_Records for this exercise_.
********************

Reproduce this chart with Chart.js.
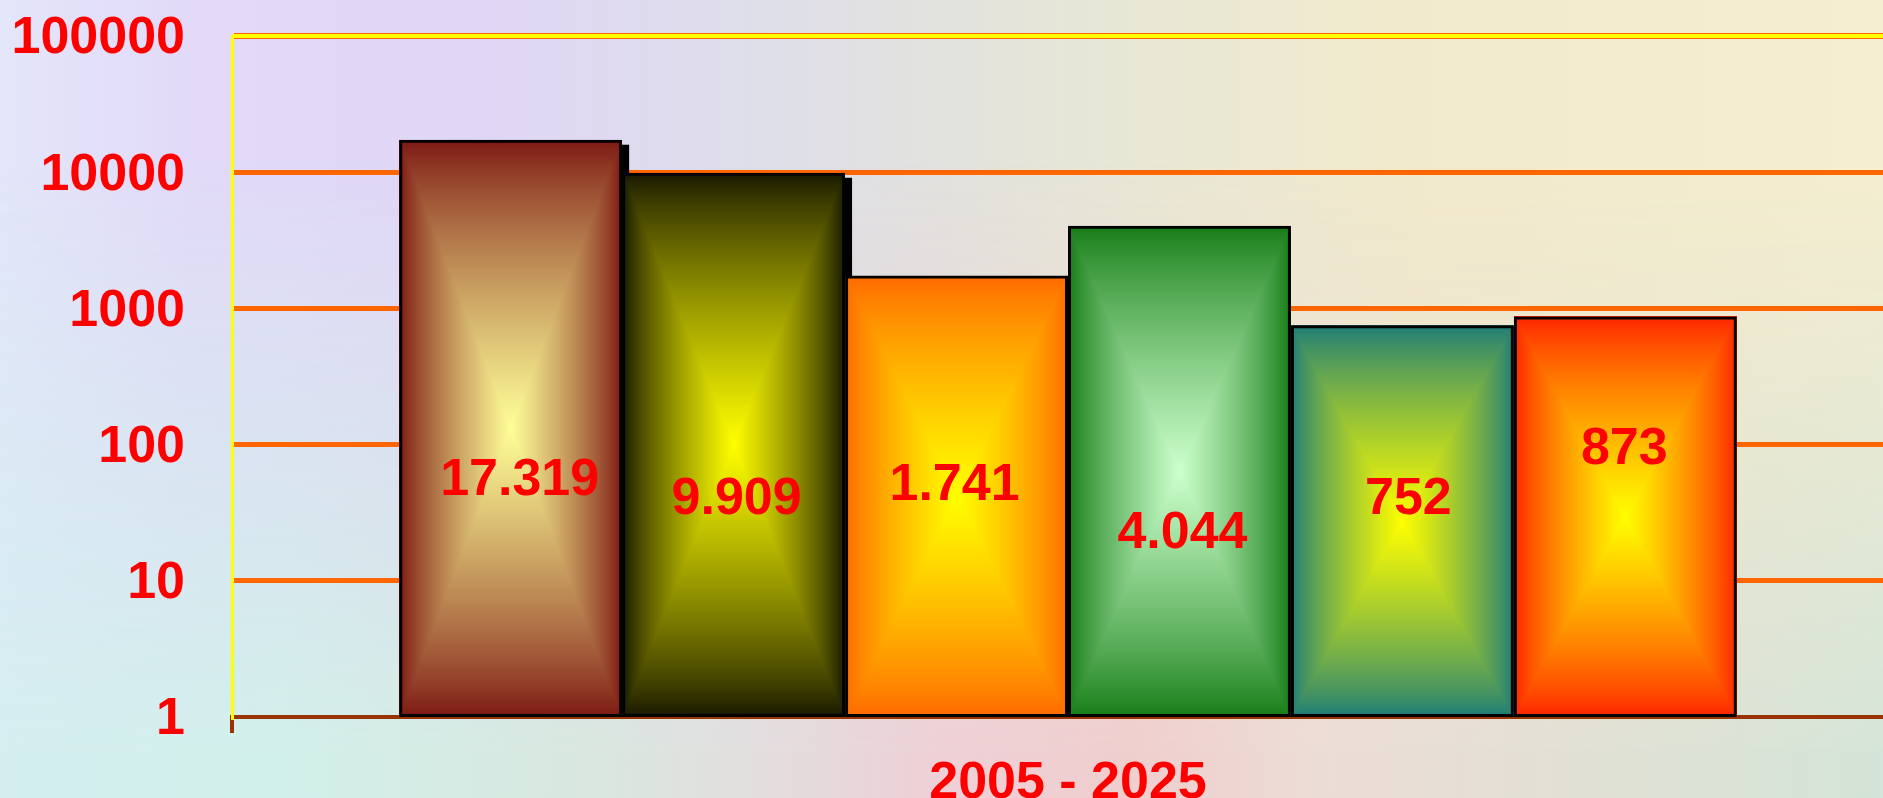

********************

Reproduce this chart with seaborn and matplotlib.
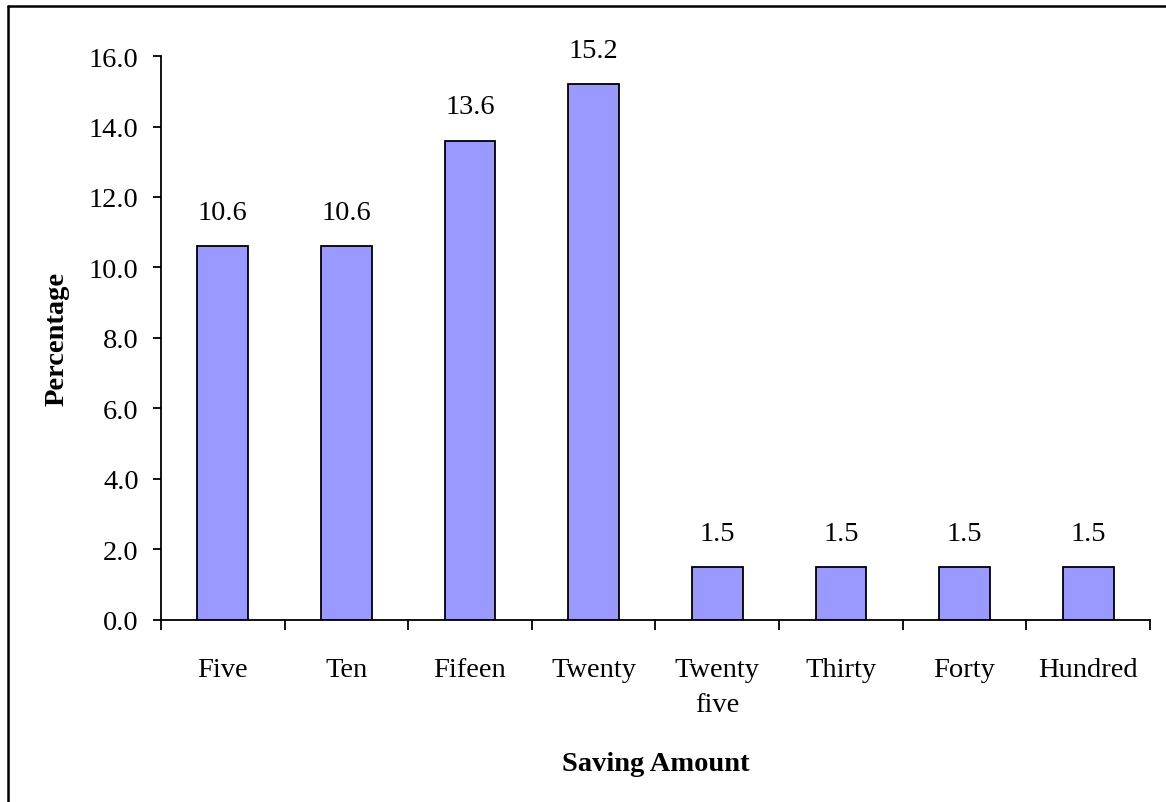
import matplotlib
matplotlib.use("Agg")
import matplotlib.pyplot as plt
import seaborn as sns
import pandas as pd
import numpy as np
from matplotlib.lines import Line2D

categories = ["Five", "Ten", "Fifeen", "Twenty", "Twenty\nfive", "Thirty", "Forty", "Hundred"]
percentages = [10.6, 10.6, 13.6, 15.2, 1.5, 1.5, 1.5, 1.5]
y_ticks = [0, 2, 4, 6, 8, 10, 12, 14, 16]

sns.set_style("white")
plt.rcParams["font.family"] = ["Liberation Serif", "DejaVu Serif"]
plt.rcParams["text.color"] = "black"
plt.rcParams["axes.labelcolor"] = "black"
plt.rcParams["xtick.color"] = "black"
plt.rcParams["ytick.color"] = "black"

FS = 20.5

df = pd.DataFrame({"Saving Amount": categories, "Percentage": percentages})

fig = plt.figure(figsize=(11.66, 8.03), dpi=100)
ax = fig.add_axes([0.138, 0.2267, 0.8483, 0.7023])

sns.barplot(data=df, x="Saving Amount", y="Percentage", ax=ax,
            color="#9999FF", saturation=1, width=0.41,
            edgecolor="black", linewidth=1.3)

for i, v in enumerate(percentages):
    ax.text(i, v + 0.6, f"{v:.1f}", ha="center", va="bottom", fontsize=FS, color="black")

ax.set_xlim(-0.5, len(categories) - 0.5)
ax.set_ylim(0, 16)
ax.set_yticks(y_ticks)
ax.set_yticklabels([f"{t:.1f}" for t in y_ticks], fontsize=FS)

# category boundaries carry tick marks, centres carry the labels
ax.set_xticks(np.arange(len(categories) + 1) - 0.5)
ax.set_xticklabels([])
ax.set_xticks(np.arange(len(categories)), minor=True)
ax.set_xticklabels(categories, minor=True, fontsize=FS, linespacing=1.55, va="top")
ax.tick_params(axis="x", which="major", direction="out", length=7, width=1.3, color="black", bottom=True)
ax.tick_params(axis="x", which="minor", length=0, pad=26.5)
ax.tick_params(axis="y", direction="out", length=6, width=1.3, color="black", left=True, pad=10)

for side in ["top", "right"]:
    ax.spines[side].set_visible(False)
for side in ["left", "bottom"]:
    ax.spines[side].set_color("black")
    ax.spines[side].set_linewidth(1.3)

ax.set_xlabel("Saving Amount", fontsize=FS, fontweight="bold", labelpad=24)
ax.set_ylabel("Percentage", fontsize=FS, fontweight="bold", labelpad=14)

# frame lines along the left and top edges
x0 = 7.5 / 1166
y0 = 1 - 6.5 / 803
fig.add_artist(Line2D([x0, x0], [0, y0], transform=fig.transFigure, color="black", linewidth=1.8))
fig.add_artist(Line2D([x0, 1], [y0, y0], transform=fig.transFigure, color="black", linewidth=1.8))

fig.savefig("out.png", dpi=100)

********************

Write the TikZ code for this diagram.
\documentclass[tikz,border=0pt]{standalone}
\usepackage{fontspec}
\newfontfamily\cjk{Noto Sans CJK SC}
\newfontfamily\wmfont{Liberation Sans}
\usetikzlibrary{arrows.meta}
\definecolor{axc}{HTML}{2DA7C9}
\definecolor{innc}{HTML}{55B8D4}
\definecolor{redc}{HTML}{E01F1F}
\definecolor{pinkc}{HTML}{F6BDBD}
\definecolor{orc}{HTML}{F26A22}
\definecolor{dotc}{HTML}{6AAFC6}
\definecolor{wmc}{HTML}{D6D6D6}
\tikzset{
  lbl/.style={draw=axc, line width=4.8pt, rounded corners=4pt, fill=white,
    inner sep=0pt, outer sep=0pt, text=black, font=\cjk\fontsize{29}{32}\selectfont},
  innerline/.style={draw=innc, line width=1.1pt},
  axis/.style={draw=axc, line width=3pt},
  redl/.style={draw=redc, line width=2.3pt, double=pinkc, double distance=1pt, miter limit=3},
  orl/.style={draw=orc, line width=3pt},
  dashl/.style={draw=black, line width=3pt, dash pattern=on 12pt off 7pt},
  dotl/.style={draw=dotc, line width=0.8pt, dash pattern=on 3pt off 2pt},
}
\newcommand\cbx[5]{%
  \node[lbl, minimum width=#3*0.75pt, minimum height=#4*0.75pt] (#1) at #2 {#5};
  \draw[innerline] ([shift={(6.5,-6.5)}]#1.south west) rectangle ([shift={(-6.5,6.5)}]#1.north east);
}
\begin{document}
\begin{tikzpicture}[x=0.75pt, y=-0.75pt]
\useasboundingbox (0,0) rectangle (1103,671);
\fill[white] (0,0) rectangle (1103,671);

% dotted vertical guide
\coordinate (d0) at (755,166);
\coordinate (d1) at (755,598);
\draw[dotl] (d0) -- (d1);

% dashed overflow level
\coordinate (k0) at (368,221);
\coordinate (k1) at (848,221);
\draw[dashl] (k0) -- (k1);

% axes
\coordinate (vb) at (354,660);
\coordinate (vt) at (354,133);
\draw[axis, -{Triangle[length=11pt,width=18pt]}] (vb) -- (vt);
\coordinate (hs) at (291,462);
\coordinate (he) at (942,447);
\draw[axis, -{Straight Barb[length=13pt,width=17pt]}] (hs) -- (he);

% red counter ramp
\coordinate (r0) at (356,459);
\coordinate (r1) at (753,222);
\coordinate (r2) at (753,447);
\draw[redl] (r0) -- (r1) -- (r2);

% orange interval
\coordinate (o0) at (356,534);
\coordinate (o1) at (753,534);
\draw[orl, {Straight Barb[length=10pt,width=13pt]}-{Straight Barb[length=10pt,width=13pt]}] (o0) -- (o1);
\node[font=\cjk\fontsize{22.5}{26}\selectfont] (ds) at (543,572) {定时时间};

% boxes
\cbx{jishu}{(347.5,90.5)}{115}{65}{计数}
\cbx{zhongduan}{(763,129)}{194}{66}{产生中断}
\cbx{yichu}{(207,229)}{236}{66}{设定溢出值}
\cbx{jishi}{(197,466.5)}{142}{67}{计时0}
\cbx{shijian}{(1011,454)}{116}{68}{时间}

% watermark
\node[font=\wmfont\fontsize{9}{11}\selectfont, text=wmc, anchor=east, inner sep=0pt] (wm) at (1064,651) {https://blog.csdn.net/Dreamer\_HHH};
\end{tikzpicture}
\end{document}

********************

Starting with the line with "Write the TikZ code for this diagram." and ending with the line with "(r0) -- (r1) -- (r2);", extract every line exactly and nothing outside that span.

_Exercise output_.
Write the TikZ code for this diagram.
\documentclass[tikz,border=0pt]{standalone}
\usepackage{fontspec}
\newfontfamily\cjk{Noto Sans CJK SC}
\newfontfamily\wmfont{Liberation Sans}
\usetikzlibrary{arrows.meta}
\definecolor{axc}{HTML}{2DA7C9}
\definecolor{innc}{HTML}{55B8D4}
\definecolor{redc}{HTML}{E01F1F}
\definecolor{pinkc}{HTML}{F6BDBD}
\definecolor{orc}{HTML}{F26A22}
\definecolor{dotc}{HTML}{6AAFC6}
\definecolor{wmc}{HTML}{D6D6D6}
\tikzset{
  lbl/.style={draw=axc, line width=4.8pt, rounded corners=4pt, fill=white,
    inner sep=0pt, outer sep=0pt, text=black, font=\cjk\fontsize{29}{32}\selectfont},
  innerline/.style={draw=innc, line width=1.1pt},
  axis/.style={draw=axc, line width=3pt},
  redl/.style={draw=redc, line width=2.3pt, double=pinkc, double distance=1pt, miter limit=3},
  orl/.style={draw=orc, line width=3pt},
  dashl/.style={draw=black, line width=3pt, dash pattern=on 12pt off 7pt},
  dotl/.style={draw=dotc, line width=0.8pt, dash pattern=on 3pt off 2pt},
}
\newcommand\cbx[5]{%
  \node[lbl, minimum width=#3*0.75pt, minimum height=#4*0.75pt] (#1) at #2 {#5};
  \draw[innerline] ([shift={(6.5,-6.5)}]#1.south west) rectangle ([shift={(-6.5,6.5)}]#1.north east);
}
\begin{document}
\begin{tikzpicture}[x=0.75pt, y=-0.75pt]
\useasboundingbox (0,0) rectangle (1103,671);
\fill[white] (0,0) rectangle (1103,671);

% dotted vertical guide
\coordinate (d0) at (755,166);
\coordinate (d1) at (755,598);
\draw[dotl] (d0) -- (d1);

% dashed overflow level
\coordinate (k0) at (368,221);
\coordinate (k1) at (848,221);
\draw[dashl] (k0) -- (k1);

% axes
\coordinate (vb) at (354,660);
\coordinate (vt) at (354,133);
\draw[axis, -{Triangle[length=11pt,width=18pt]}] (vb) -- (vt);
\coordinate (hs) at (291,462);
\coordinate (he) at (942,447);
\draw[axis, -{Straight Barb[length=13pt,width=17pt]}] (hs) -- (he);

% red counter ramp
\coordinate (r0) at (356,459);
\coordinate (r1) at (753,222);
\coordinate (r2) at (753,447);
\draw[redl] (r0) -- (r1) -- (r2);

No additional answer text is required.